While Sydney suburbs, from its inner west to its northern beaches, have been flooded with a glut of rentals, so too have other parts of the state popular with holidaymakers, like the Northern Rivers, home to Airbnb-mecca Byron Bay, as well as Port Stephens.
South of the border, Victoria has seen a similar spike. Unsurprisingly inner Melbourne, home to the most Airbnbs in the country, is front and centre of the stats.
Stonnington, the area that captures the affluent south-east suburbs of Prahran and Malvern, along with Melbourne city have both seen listings explode by around 80% on last year.
Nearby Geelong and popular weekender the Mornington Peninsula have also both seen a spike, along with rural areas like Gippsland and Bendigo.
In the sunshine state, rents are more likely to have sunk in those places most dependent on tourism.

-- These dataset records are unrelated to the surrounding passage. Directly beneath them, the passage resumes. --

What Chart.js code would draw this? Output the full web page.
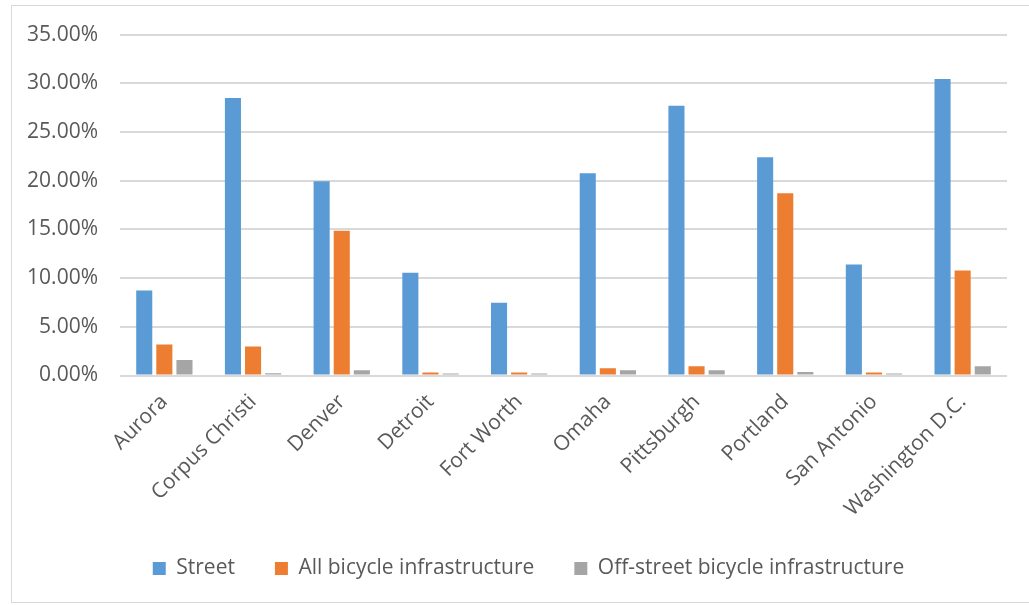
<!DOCTYPE html>
<html>
<head>
<meta charset="utf-8">
<script src="https://cdn.jsdelivr.net/npm/chart.js@4.4.1/dist/chart.umd.min.js"></script>
<style>
  html, body { margin: 0; padding: 0; background: #ffffff; }
  #wrap { position: relative; width: 1029px; height: 605px; }
  canvas { display: block; }
</style>
</head>
<body>
<div id="wrap"><canvas id="c" width="1029" height="605"></canvas></div>
<script>
const categories = ["Aurora", "Corpus Christi", "Denver", "Detroit", "Fort Worth", "Omaha", "Pittsburgh", "Portland", "San Antonio", "Washington D.C."];
const street = [0.0872, 0.2850, 0.1995, 0.1056, 0.0748, 0.2077, 0.2770, 0.2240, 0.1140, 0.3045];
const allBike = [0.0317, 0.0297, 0.1485, 0.0030, 0.0030, 0.0075, 0.0095, 0.1870, 0.0030, 0.1077];
const offStreet = [0.0158, 0.0022, 0.0055, 0.0020, 0.0020, 0.0055, 0.0055, 0.0035, 0.0020, 0.0095];
const seriesNames = ["Street", "All bicycle infrastructure", "Off-street bicycle infrastructure"];
const yTicks = [0, 0.05, 0.10, 0.15, 0.20, 0.25, 0.30, 0.35];

const textColor = "#595959";
const fontFamily = "'Open Sans', Lato, 'Liberation Sans', sans-serif";

const borderPlugin = {
  id: "outerBorder",
  beforeDraw(chart) {
    const ctx = chart.ctx;
    ctx.save();
    ctx.fillStyle = "#ffffff";
    ctx.fillRect(0, 0, chart.width, chart.height);
    ctx.strokeStyle = "#d9d9d9";
    ctx.lineWidth = 1;
    ctx.strokeRect(11.5, 5.5, chart.width + 10, chart.height - 8);
    ctx.restore();
  }
};

// Centre the legend under the chart the way the original does (slightly right of canvas centre)
const legendShift = {
  id: "legendShift",
  afterLayout(chart) {
    const lg = chart.legend;
    if (lg) { lg.left += 25; lg.right += 25; }
  }
};

new Chart(document.getElementById("c"), {
  type: "bar",
  data: {
    labels: categories,
    datasets: [
      { label: seriesNames[0], data: street, backgroundColor: "#5B9BD5" },
      { label: seriesNames[1], data: allBike, backgroundColor: "#ED7D31" },
      { label: seriesNames[2], data: offStreet, backgroundColor: "#A5A5A5" }
    ]
  },
  options: {
    responsive: false,
    animation: false,
    devicePixelRatio: 1,
    layout: { padding: { left: 0, right: 22, top: 34, bottom: 16 } },
    datasets: { bar: { categoryPercentage: 0.68, barPercentage: 0.8 } },
    plugins: {
      tooltip: { enabled: false },
      legend: {
        position: "bottom",
        labels: {
          boxWidth: 13,
          boxHeight: 13,
          padding: 40,
          color: textColor,
          font: { family: fontFamily, size: 21 }
        }
      }
    },
    scales: {
      x: {
        grid: { display: false, drawTicks: false },
        border: { display: false },
        ticks: {
          autoSkip: false,
          maxRotation: 45,
          minRotation: 45,
          padding: 14,
          color: textColor,
          font: { family: fontFamily, size: 21 }
        },
        afterFit(scale) { scale.height = 142.5; }
      },
      y: {
        min: 0,
        max: 0.35,
        afterBuildTicks(scale) { scale.ticks = yTicks.map(v => ({ value: v })); },
        grid: { color: "#d9d9d9", lineWidth: 2, drawTicks: false },
        border: { display: false },
        ticks: {
          padding: 22,
          color: textColor,
          font: { family: fontFamily, size: 21 },
          callback: (v) => (v * 100).toFixed(2) + "%"
        },
        afterFit(scale) { scale.width = 120; }
      }
    }
  },
  plugins: [borderPlugin, legendShift]
});
</script>
</body>
</html>
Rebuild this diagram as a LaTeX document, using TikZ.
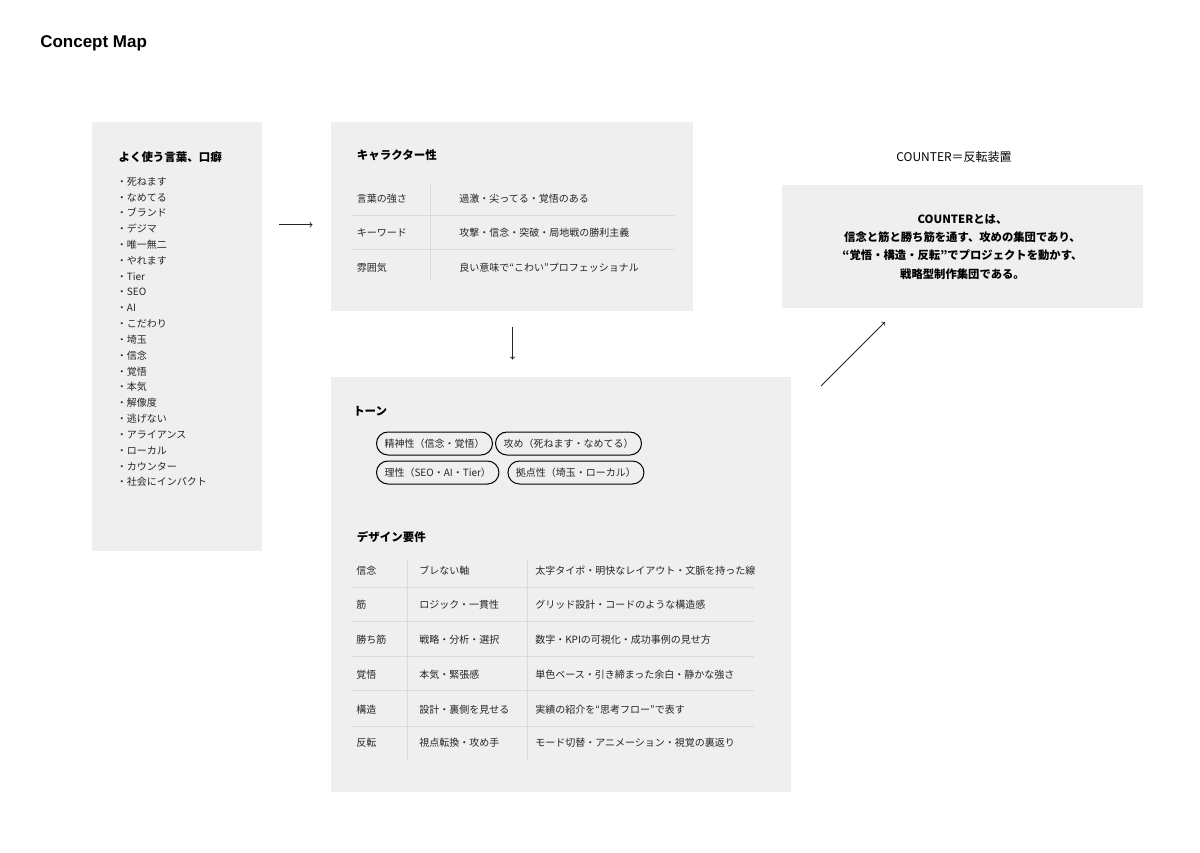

There are 55% more listings in Cairns, 38% more in the Whitsundays and 14% in Hervey Bay. It could prove a bittersweet win for local residents however as their local economies are left reeling from the sudden disappearance of the tourist industry.
Meanwhile, there are around 300 more rental options on the Gold Coast, about 250 more on the Sunshine Coast, and 120 more in Brisbane's inner south.
Airbnb did not respond to Business Insider Australia's request for comment.
Disclosure: Nine Entertainment, the licensee for Business Insider Australia, also retains a stake in Domain.